<<<<
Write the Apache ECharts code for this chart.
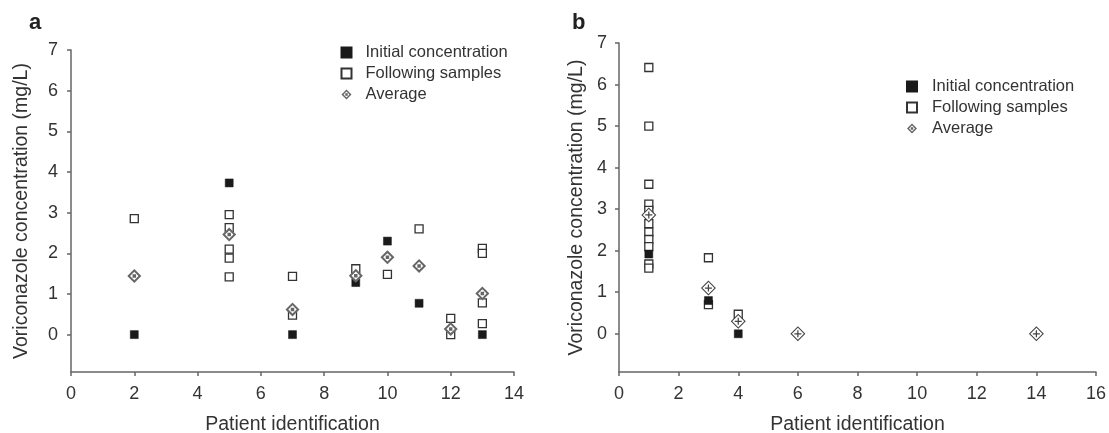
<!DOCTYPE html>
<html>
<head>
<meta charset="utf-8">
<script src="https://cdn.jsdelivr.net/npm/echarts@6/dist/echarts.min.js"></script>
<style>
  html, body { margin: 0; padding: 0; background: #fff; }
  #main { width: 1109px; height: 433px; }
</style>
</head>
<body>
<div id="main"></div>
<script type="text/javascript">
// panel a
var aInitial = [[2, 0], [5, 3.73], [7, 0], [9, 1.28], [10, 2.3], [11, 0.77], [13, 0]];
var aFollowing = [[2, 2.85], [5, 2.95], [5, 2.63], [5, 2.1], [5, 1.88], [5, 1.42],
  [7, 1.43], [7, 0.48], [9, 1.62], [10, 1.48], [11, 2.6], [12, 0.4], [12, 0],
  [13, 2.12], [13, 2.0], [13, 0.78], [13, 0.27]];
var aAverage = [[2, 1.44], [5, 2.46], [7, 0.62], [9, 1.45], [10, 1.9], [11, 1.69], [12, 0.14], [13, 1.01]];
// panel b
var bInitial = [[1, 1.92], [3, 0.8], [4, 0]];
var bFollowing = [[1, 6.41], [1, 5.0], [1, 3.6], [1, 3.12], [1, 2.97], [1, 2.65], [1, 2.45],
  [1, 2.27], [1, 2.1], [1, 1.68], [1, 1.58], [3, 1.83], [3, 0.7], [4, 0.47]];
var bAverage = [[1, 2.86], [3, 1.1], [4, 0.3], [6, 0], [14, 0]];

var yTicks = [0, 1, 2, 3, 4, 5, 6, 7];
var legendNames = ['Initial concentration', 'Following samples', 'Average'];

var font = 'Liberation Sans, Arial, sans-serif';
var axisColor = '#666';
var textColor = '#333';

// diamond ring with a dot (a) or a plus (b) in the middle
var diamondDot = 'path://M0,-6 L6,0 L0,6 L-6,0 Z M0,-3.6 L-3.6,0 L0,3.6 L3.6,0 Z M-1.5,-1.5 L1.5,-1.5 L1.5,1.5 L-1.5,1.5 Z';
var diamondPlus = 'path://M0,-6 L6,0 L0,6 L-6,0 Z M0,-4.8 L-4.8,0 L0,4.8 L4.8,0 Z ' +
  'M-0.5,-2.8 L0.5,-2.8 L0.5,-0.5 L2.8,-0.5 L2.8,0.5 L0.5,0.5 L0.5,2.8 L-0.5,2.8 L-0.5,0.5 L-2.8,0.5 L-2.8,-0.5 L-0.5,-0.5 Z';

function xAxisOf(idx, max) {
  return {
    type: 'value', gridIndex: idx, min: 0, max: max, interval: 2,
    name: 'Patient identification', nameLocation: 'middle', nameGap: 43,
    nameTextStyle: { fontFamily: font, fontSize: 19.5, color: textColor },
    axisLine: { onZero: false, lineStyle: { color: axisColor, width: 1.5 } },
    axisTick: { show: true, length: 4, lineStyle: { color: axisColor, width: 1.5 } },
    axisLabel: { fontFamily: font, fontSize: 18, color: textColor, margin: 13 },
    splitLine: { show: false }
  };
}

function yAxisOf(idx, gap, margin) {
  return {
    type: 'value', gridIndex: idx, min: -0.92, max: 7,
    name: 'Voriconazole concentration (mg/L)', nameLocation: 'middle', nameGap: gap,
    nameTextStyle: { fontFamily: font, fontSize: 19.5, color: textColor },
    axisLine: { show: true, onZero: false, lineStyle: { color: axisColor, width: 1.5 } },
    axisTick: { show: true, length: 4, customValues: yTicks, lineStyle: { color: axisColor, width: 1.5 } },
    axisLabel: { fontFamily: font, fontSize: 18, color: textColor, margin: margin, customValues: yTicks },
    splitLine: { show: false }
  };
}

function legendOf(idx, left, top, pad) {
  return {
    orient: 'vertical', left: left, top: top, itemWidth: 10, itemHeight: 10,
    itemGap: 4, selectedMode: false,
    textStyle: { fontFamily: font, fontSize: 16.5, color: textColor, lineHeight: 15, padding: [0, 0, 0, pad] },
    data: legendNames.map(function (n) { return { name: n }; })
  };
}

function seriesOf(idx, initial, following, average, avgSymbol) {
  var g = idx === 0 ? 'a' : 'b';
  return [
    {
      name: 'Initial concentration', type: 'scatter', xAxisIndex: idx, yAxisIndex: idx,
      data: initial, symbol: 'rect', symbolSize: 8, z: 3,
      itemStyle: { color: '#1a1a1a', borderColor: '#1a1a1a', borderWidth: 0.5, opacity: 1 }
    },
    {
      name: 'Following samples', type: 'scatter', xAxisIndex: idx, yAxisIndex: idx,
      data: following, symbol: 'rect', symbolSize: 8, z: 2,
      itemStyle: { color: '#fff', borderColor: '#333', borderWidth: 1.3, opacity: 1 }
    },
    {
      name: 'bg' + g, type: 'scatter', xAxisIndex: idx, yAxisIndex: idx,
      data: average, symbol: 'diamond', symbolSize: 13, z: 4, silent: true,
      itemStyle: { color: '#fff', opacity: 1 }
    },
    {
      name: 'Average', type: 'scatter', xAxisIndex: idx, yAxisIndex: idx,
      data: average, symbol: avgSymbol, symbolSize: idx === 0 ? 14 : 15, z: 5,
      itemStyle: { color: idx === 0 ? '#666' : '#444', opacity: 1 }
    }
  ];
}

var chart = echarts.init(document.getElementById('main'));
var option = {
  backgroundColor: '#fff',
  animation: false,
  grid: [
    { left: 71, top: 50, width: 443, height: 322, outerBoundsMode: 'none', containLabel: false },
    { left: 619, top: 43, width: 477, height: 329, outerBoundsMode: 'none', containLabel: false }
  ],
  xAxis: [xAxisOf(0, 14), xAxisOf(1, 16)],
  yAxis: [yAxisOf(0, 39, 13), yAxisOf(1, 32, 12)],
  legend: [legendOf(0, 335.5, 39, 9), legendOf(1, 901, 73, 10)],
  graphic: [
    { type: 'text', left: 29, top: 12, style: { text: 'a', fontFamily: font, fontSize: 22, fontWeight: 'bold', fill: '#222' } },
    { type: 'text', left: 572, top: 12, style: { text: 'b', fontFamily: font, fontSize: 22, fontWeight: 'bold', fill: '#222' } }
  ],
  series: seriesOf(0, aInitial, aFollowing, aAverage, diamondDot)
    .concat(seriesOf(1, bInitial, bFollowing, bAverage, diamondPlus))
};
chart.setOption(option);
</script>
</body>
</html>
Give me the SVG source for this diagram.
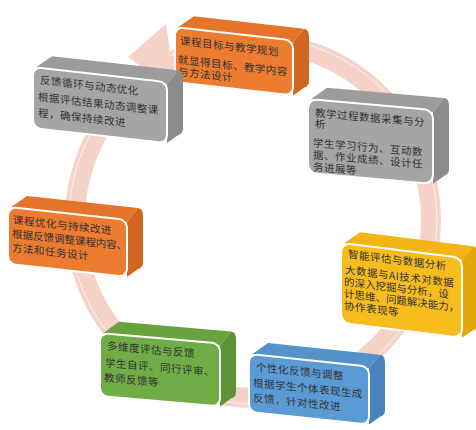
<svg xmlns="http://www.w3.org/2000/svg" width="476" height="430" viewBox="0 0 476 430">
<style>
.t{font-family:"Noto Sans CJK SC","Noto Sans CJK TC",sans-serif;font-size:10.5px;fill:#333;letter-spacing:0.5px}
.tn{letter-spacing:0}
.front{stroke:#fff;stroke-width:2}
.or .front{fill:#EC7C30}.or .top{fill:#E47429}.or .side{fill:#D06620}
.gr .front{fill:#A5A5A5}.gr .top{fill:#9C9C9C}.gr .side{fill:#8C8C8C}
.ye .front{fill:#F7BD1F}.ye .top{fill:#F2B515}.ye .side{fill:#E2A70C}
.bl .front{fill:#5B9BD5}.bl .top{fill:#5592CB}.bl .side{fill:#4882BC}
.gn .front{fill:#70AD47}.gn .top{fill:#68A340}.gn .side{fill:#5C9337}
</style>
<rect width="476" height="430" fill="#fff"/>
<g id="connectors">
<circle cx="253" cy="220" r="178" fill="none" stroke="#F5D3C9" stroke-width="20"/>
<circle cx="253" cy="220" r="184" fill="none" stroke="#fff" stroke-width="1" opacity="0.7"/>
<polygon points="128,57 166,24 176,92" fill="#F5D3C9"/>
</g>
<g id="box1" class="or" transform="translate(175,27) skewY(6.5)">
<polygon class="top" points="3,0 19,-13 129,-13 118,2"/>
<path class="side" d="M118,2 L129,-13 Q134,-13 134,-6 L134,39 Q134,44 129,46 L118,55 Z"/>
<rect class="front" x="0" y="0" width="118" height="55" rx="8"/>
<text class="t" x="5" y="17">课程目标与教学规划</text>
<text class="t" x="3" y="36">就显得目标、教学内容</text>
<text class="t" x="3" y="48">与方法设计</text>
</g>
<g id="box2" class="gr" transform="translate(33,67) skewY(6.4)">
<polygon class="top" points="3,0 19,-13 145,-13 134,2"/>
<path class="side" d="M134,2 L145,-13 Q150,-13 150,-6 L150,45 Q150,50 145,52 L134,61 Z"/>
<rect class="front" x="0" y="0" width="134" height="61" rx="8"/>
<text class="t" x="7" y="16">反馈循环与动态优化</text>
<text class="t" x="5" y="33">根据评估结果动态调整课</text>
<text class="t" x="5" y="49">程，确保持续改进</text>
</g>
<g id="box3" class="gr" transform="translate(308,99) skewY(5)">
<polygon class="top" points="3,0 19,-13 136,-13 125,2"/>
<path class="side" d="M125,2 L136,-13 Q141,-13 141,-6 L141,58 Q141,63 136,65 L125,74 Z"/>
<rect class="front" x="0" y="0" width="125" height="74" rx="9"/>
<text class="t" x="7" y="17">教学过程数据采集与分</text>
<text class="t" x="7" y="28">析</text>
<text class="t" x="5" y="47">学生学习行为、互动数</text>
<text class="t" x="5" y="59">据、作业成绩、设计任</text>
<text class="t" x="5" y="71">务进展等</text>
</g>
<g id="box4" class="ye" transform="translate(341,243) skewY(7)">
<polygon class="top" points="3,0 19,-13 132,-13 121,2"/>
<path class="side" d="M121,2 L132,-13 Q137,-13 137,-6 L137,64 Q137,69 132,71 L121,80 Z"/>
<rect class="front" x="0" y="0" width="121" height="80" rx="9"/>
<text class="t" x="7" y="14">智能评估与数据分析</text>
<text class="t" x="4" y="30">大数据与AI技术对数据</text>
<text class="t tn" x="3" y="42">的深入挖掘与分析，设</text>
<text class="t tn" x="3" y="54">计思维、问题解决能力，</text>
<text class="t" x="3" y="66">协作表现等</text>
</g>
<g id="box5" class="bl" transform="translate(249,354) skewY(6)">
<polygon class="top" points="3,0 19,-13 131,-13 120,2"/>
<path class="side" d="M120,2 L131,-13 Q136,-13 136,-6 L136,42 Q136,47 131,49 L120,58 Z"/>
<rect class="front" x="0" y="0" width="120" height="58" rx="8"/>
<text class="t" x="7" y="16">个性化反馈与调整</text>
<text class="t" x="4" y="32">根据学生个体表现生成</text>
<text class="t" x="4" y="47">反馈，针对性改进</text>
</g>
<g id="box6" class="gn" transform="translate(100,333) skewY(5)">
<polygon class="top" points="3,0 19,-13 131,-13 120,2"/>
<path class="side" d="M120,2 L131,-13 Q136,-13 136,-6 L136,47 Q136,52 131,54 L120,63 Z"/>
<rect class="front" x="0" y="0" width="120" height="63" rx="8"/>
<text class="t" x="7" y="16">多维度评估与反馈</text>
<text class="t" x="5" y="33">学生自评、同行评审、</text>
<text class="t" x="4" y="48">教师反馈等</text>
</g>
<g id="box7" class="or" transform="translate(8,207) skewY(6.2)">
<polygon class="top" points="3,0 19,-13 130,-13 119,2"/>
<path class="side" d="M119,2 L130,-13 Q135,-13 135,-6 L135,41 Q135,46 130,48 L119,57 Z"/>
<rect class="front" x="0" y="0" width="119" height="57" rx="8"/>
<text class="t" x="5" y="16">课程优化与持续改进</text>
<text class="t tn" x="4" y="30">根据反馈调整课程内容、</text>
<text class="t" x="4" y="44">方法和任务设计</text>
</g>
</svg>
>>>>
_SET TASK_
Scan the material above for the string "this" and return the lines that hold it.

_RESPONSE_
Write the Apache ECharts code for this chart.
Give me the SVG source for this diagram.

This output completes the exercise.